A distanza di quasi un anno, possiamo affermare come il risultato emerso abbia due facce ben distinte: se da un lato emerge ancora una volta l’importanza che questi beni ricoprono per l’intero Paese (tra le altre cose, si evince come tutto ciò abbia non solo un risvolto positivo nel sociale, ma anche in ambito economico e di welfare), dall’altro si nota un cambiamento della situazione in negativo. Specialmente per quel che riguarda certe azioni del governo che vanno in controtendenza rispetto agli anni precedenti: il taglio di ben 300 milioni di euro dalle forniture del PNRR “per la rifunzionalizzazione e la valorizzazione dei beni confiscati” è, ad esempio, un colpo troppo importante da mandare giù. Diversi comuni, nonché enti di ogni genere, avevano infatti già iniziato a pianificare spese volte alla riqualifica dei beni proprio in vista dei fondi europei in arrivo. Ora che questi rischiano di scomparire, la situazione potrebbe cadere in uno stallo totale.

Per non parlare del cosiddetto “approccio liquidatorio”, ovvero la vendita degli immobili confiscati, che, dal 2018, con il primo decreto sicurezza emanato da Salvini, è stata estesa a “tutti i privati, al miglior offerente e all’asta pubblica”, aumentando così il rischio di una svendita a prezzi svalutati o di un acquisto da parte di prestanome con lo scopo di riappropriarsi dei beni e di riciclare altro denaro. Un vero e proprio circolo vizioso che rischierebbe di avvantaggiare solo ed esclusivamente le stesse cosche mafiose. Inoltre, Libera denuncia come negli ultimi tempi vi sia stato un peggioramento della situazione generale in tema dei beni confiscati.

“Nonostante l’indiscusso valore della legge e delle tante buone pratiche di riutilizzo sociale dei beni sottratti alle mafie, divenute esempio all’estero ed osservate con attenzione come spunto dal legislatore europeo”, si legge in un comunicato dell’associazione, è possibile notare un “cambiamento di paradigma che, da più parti, mette in discussione queste conquiste anche attraverso una narrazione tossica e distorta”. “Un approccio sempre più privatistico al tema del riutilizzo dei beni confiscati, l’introduzione sempre più frequente nel dibattito pubblico del tema della vendita e della rimodulazione delle misure di prevenzione”, ma soprattutto “la banalizzazione delle criticità che affliggono la materia” fanno parte di quella “normalizzazione che ha lasciato fuori il tema della lotta alle mafie dall’agenda politica, riducendo mafie e corruzione a uno dei problemi marginali del Paese”.

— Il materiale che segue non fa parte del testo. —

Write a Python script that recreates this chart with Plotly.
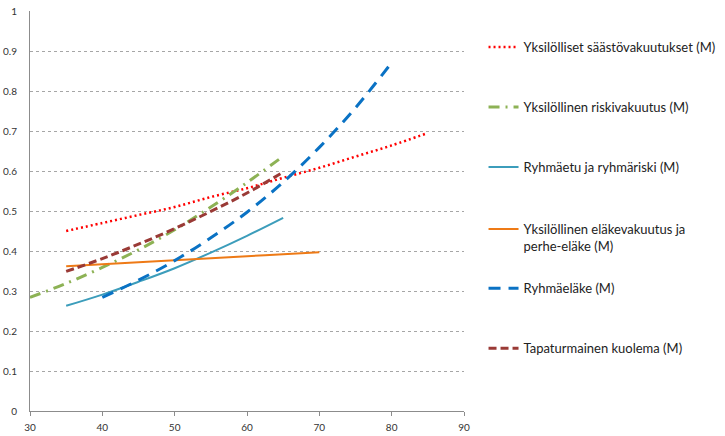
import plotly.graph_objects as go

# Trendline values by age (M = men)
ages_saasto = [35, 40, 45, 50, 55, 60, 65, 70, 75, 80, 85]
saasto = [0.450, 0.470, 0.490, 0.510, 0.535, 0.557, 0.583, 0.608, 0.636, 0.664, 0.695]

ages_riski = [30, 35, 40, 45, 50, 55, 60, 65]
riski = [0.284, 0.319, 0.359, 0.403, 0.453, 0.510, 0.571, 0.637]

ages_ryhmaetu = [35, 40, 45, 50, 55, 60, 65]
ryhmaetu = [0.263, 0.291, 0.323, 0.357, 0.396, 0.438, 0.483]

ages_elake = [35, 40, 45, 50, 55, 60, 65, 70]
elake = [0.362, 0.367, 0.372, 0.377, 0.382, 0.387, 0.392, 0.397]

ages_ryhmaelake = [40, 45, 50, 55, 60, 65, 70, 75, 80]
ryhmaelake = [0.284, 0.327, 0.376, 0.433, 0.497, 0.572, 0.659, 0.758, 0.871]

ages_kuolema = [35, 40, 45, 50, 55, 60, 65]
kuolema = [0.349, 0.381, 0.417, 0.456, 0.499, 0.545, 0.597]

names = [
    "Yksilölliset säästövakuutukset (M)",
    "Yksilöllinen riskivakuutus (M)",
    "Ryhmäetu ja ryhmäriski (M)",
    "Yksilöllinen eläkevakuutus ja<br>perhe-eläke (M)",
    "Ryhmäeläke (M)",
    "Tapaturmainen kuolema (M)",
]

series = [
    (ages_saasto, saasto, "#FF0000", 2.5, "2px,3px"),
    (ages_riski, riski, "#8DB255", 3, "11px,6px,2px,6px"),
    (ages_ryhmaetu, ryhmaetu, "#3C9DBB", 2, "solid"),
    (ages_elake, elake, "#EE7A16", 2, "solid"),
    (ages_ryhmaelake, ryhmaelake, "#0A72C4", 3, "12px,8px"),
    (ages_kuolema, kuolema, "#9A3A36", 3, "8px,4px"),
]

# legend entry positions (paper y)
legend_y = [0.91, 0.76, 0.61, 0.4925, 0.307, 0.157]

fig = go.Figure()
layout_legends = {}
for i, ((xs, ys, color, width, dash), name) in enumerate(zip(series, names)):
    key = "legend" if i == 0 else f"legend{i + 1}"
    fig.add_trace(go.Scatter(
        x=xs, y=ys, mode="lines", name=name,
        line=dict(color=color, width=width, dash=dash, shape="spline"),
        legend=key,
    ))
    layout_legends[key] = dict(
        x=1.045, xanchor="left",
        y=legend_y[i], yanchor="top" if i == 3 else "middle",
        valign="top",
        font=dict(family="Lato, sans-serif", size=13, color="#222"),
        bgcolor="rgba(0,0,0,0)",
        itemwidth=30,
    )

fig.update_layout(
    width=725, height=436,
    margin=dict(l=30, r=261, t=11, b=25, autoexpand=False),
    paper_bgcolor="white", plot_bgcolor="white",
    showlegend=True,
    **layout_legends,
)
fig.update_xaxes(
    range=[30, 90], tickvals=[30, 40, 50, 60, 70, 80, 90],
    showgrid=False, zeroline=False, automargin=False,
    showline=True, linecolor="#8C8C8C", linewidth=1,
    ticks="outside", ticklen=4, tickcolor="#8C8C8C", ticklabelstandoff=3,
    tickfont=dict(family="Lato, sans-serif", size=10, color="#333"),
)
fig.update_yaxes(
    range=[0, 1], tickvals=[0, 0.1, 0.2, 0.3, 0.4, 0.5, 0.6, 0.7, 0.8, 0.9, 1],
    ticktext=["0", "0.1", "0.2", "0.3", "0.4", "0.5", "0.6", "0.7", "0.8", "0.9", "1"],
    showgrid=True, gridcolor="#A6A6A6", gridwidth=1, griddash="dot",
    zeroline=False, automargin=False,
    showline=True, linecolor="#8C8C8C", linewidth=1,
    ticks="", ticklabelstandoff=10,
    tickfont=dict(family="Lato, sans-serif", size=10, color="#333"),
)

fig.write_html("out.html")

Ecco perché, oggi più che mai, urge prendere provvedimenti seri e concreti, prima che il trend negativo degli ultimi tempi non diventi la normalità. A tal proposito, lo scorso venerdì 24 novembre, a Roma, Libera ha presentato diverse proposte da consegnare a vari soggetti (tra i quali forze politiche, uffici giudiziari, magistratura). Tra le proposte di Libera vi sono: la “tutela e l’attuazione” del Codice Antimafia “in tutte le sue positive innovazioni, quale strumento efficace di contrasto patrimoniale alle mafie”; “il riutilizzo in fase di sequestro, così come già previsto dal Codice Antimafia, all’articolo 40 comma 3 ter”; “il rafforzamento del principio di priorità del riutilizzo sociale del bene confiscato, vero strumento del principio risarcitorio contro la violenza e il controllo mafioso”.

In conclusione, riprendendo quanto illustrato da Libera, bisogna sottolineare come la lotta alla criminalità organizzata non può prescindere da una regolamentazione concreta ed efficace sulla confisca e l’utilizzo dei beni tolti alle mafie. Anzi, questo è probabilmente uno degli aspetti più importanti nella lotta in sé, poiché toglie potere economico e soprattutto territoriale a chi per troppo tempo ha regnato nella totale illegalità e ingiustizia.